Unstable flow and the vibration phenomena it induces in control valves involve complex fluid dynamics mechanisms, primarily due to flow instability. These include five flow modes: asymmetric continuous flow, symmetric free jets, symmetric oscillation, asymmetric oscillation, and mixed unsteady oscillation. The synchronized and alternating oscillations of annular wall-attached and detached flows exacerbate the vibration of the valve plug–stem assembly. These effects are closely related to valve geometry, flow conditions, and support methods.

Labyrinth-type, profiled-window, multi-hole sleeve, and butterfly valves are susceptible to vortex-induced vibrations at small openings. As fluid passes through pressure-reducing components, periodic vortices may form in the wake, exerting alternating forces on the internal structures of the valve. If the primary frequency of vortex shedding matches or is close to the valve’s modal frequency, vortex-induced resonance may occur.

Cavitation intensity in control valves primarily depends on the inlet pressure and throttle diameter. Fluctuations in cavitation bubble populations are regarded as a key contributor to vibration in the valve stem assembly. From the perspective of cavitation–vortex interaction, periodic cavitation structures are closely associated with changes in vortex distribution and the presence of large-scale vortices. Similarly, in cavitation–jet interaction, cavitation intensity is positively correlated with jet strength. To mitigate cavitation effects, continuous microjets can be introduced around the main jet. Moreover, calculating cavitation area parameters and the corresponding resonance frequency aids in characterizing cavitation behavior and informing structural design improvements.

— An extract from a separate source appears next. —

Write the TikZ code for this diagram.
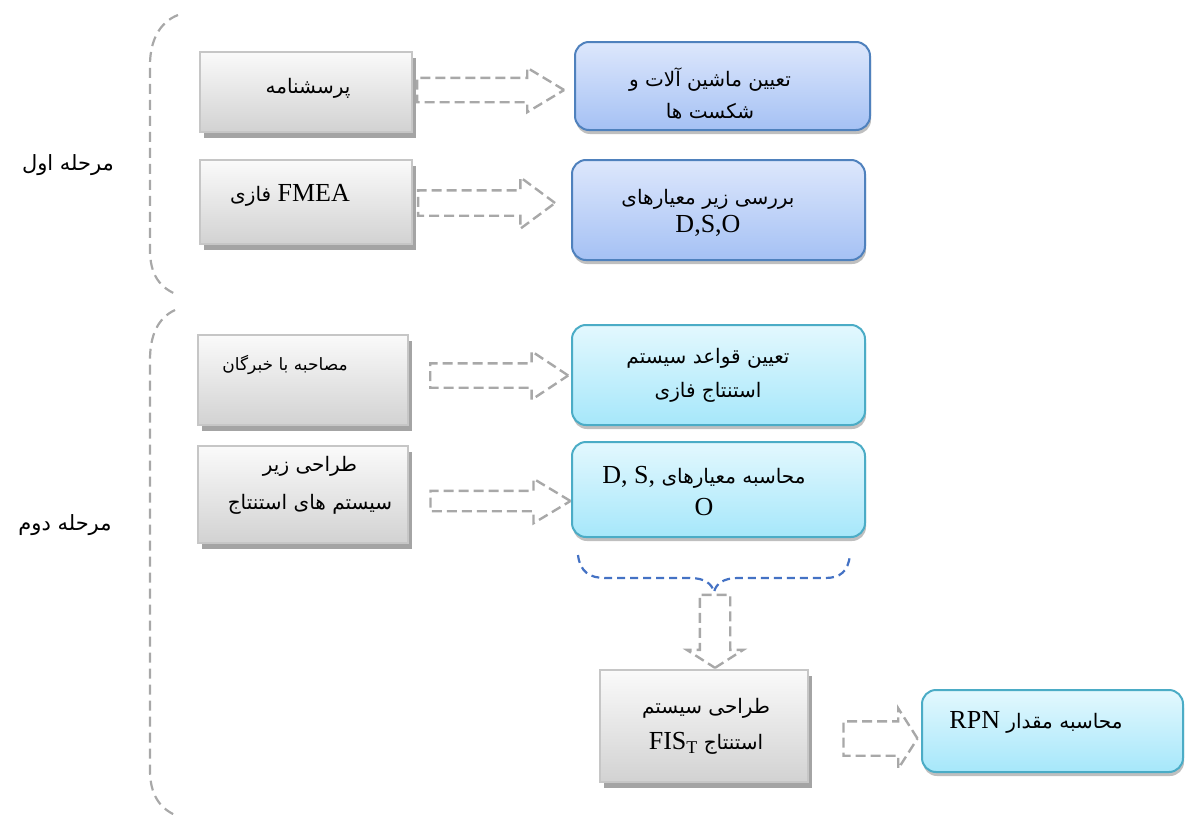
\documentclass[tikz,border=0pt]{standalone}
\usepackage{fontspec}
\setmainfont{Liberation Serif}
\newfontfamily\farsifont[Script=Arabic]{DejaVu Sans}
\TeXXeTstate=1
\usetikzlibrary{positioning,calc,shapes.arrows,shadows}

\definecolor{graytop}{HTML}{FAFAFA}
\definecolor{graybot}{HTML}{D2D2D2}
\definecolor{grayline}{HTML}{C6C6C6}
\definecolor{shadowgray}{HTML}{A4A4A4}
\definecolor{blueline}{HTML}{4F81BD}
\definecolor{bluetop}{HTML}{DDE7FC}
\definecolor{bluebot}{HTML}{A5C1F4}
\definecolor{cyanline}{HTML}{4BACC6}
\definecolor{cyantop}{HTML}{E3F8FE}
\definecolor{cyanbot}{HTML}{A6E7FA}
\definecolor{dashgray}{HTML}{A8A8A8}
\definecolor{braceblue}{HTML}{4472C4}

\newcommand{\fa}[1]{{\farsifont\fontsize{10}{12}\selectfont\beginR #1\endR}}
\newcommand{\latinpart}[1]{\beginL{\rmfamily\fontsize{13}{15}\selectfont #1}\endL}

\tikzset{
  graybox/.style={draw=grayline, line width=1pt, top color=graytop, bottom color=graybot,
    inner sep=0pt, drop shadow={shadow xshift=2pt, shadow yshift=-3pt, fill=shadowgray, opacity=1}},
  bluebox/.style={draw=blueline, line width=1pt, rounded corners=7pt, top color=bluetop,
    bottom color=bluebot, inner sep=0pt,
    drop shadow={shadow xshift=0.5pt, shadow yshift=-2pt, fill=black, opacity=0.25}},
  cyanbox/.style={bluebox, draw=cyanline, top color=cyantop, bottom color=cyanbot},
  boxtext/.style={align=center, inner sep=0pt},
  hollowarrow/.style={single arrow, draw=dashgray, line width=1.2pt, dash pattern=on 5pt off 2.5pt,
    inner xsep=0pt, minimum width=0pt, fill=none},
  bracket/.style={draw=dashgray, line width=1.1pt, dash pattern=on 5pt off 3pt},
  bluebrace/.style={draw=braceblue, line width=1.1pt, dash pattern=on 4pt off 2.5pt}
}

\begin{document}
\begin{tikzpicture}[x=0.5pt,y=-0.5pt]
  \useasboundingbox (0,0) rectangle (1185,819);

  % phase brackets
  \draw[bracket] (178,15) .. controls (160,22) and (150,40) .. (150,65) -- (150,250)
    .. controls (150,275) and (160,288) .. (178,295);
  \draw[bracket] (175,310) .. controls (158,318) and (150,335) .. (150,360) -- (150,770)
    .. controls (150,795) and (160,808) .. (175,815);
  \node[boxtext] (phaseone) at (68,165) {{\farsifont\fontsize{10.5}{12}\selectfont\beginR مرحله اول\endR}};
  \node[boxtext] (phasetwo) at (65,525) {{\farsifont\fontsize{10.5}{12}\selectfont\beginR مرحله دوم\endR}};

  % left boxes
  \node[graybox, minimum width=106pt, minimum height=40pt] (quest) at (306,92) {};
  \node[graybox, minimum width=106pt, minimum height=42pt] (fmea) at (306,202) {};
  \node[graybox, minimum width=105pt, minimum height=45pt] (interview) at (303,380) {};
  \node[graybox, minimum width=105pt, minimum height=48.5pt] (subsys) at (303,494.5) {};
  \node[graybox, minimum width=104pt, minimum height=56pt] (fis) at (704,726) {};

  % right boxes
  \node[bluebox, minimum width=147.5pt, minimum height=44pt] (machines) at (722.5,86) {};
  \node[bluebox, minimum width=146.5pt, minimum height=50pt] (criteria) at (718.5,210) {};
  \node[cyanbox, minimum width=146.5pt, minimum height=50pt] (rules) at (718.5,375) {};
  \node[cyanbox, minimum width=146.5pt, minimum height=47.5pt] (calcdso) at (718.5,489.5) {};
  \node[cyanbox, minimum width=130.5pt, minimum height=41pt] (rpn) at (1052.5,731) {};

  % texts
  \node[boxtext] (questtxt) at (308,88) {\fa{پرسشنامه}};
  \node[boxtext] (fmeatxt) at (290,195) {\fa{\latinpart{FMEA} فازی}};
  \node[boxtext] (interviewtxt) at (285,365) {{\farsifont\fontsize{8.5}{10}\selectfont\beginR مصاحبه با خبرگان\endR}};
  \node[boxtext] (subsystxt) at (310,485) {\fa{طراحی زیر}\\[7pt]\fa{سیستم های استنتاج}};
  \node[boxtext] (fistxt) at (706,726) {\fa{طراحی سیستم}\\[6pt]\fa{استنتاج \latinpart{FIS\raisebox{-0.35ex}{\fontsize{9}{9}\selectfont T}}}};
  \node[boxtext] (machinestxt) at (710,93) {\fa{تعیین ماشین آلات و}\\[4pt]\fa{شکست ها}};
  \node[boxtext] (criteriatxt) at (708,213) {\fa{بررسی زیر معیارهای}\\[2pt]{\fontsize{13}{15}\selectfont D,S,O}};
  \node[boxtext] (rulestxt) at (708,375) {\fa{تعیین قواعد سیستم}\\[5pt]\fa{استنتاج فازی}};
  \node[boxtext] (calcdsotxt) at (704,491) {\fa{محاسبه معیارهای \latinpart{D, S,}}\\[4pt]{\fontsize{13}{15}\selectfont O}};
  \node[boxtext] (rpntxt) at (1036,722) {\fa{محاسبه مقدار \latinpart{RPN}}};

  % hollow arrows
  \node[hollowarrow, minimum height=73.5pt, inner ysep=5.5pt, single arrow head extend=5pt,
    single arrow tip angle=62] (arrq) at ($(quest.east)!0.5!(machines.west)+(-13,1)$) {};
  \node[hollowarrow, minimum height=68.5pt, inner ysep=5.75pt, single arrow head extend=6.5pt,
    single arrow tip angle=73] (arrf) at ($(fmea.east)!0.5!(criteria.west)+(-14,-3)$) {};
  \node[hollowarrow, minimum height=69pt, inner ysep=5.5pt, single arrow head extend=6pt,
    single arrow tip angle=67] (arri) at ($(interview.east)!0.5!(rules.west)+(0,-2)$) {};
  \node[hollowarrow, minimum height=70pt, inner ysep=4.5pt, single arrow head extend=6pt,
    single arrow tip angle=62] (arrs) at ($(subsys.east)!0.5!(calcdso.west)+(2,9)$) {};

  % brace under the calculation boxes
  \coordinate (dip) at (714,592);
  \draw[bluebrace] (578,555) .. controls (580,572) and (590,578) .. (605,578) -- (690,578)
    .. controls (705,578) and (712,584) .. (dip) .. controls (716,584) and (723,578) .. (738,578)
    -- (825,578) .. controls (840,578) and (848,572) .. (850,555);

  \node[hollowarrow, shape border rotate=270, minimum height=36.5pt, inner xsep=7pt, inner ysep=0pt,
    single arrow head extend=6.5pt, single arrow tip angle=115] (arrd) at ($(dip)!0.5!(fis.north)+(6,-4)$) {};
  \node[hollowarrow, minimum height=37pt, inner ysep=8pt, single arrow head extend=6.5pt,
    single arrow tip angle=115] (arrr) at ($(fis.east)!0.5!(rpn.west)+(10,10)$) {};
\end{tikzpicture}
\end{document}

Jets, turbulence, and cavitation flow within control valves are the main sources of noise. Compressible fluids form supersonic jets at the throttle, and the resulting multiple shock waves and jet instability excite structural acoustic modes, which are a primary cause of vibration. Vortex interactions generate intense noise, exciting longitudinal acoustic modes, which also contribute to vibration-induced damage to the valve. Additionally, the flow noise produced by the valve may excite downstream piping acoustic modes, leading to damage in downstream components.

To avoid fracture failure of the control valve stem motion assembly caused by flow-induced vibration during operation, measures such as selecting the appropriate type of control valve, changing the dynamic characteristics of the stem–plug motion assembly, optimizing the valve stem structure to reduce localized high stress, adding damping, and altering the fluid flow characteristics within the valve can help. These actions prevent the vibration-induced fracture of the stem motion assembly, extend the control valve’s service life, and improve its overall reliability.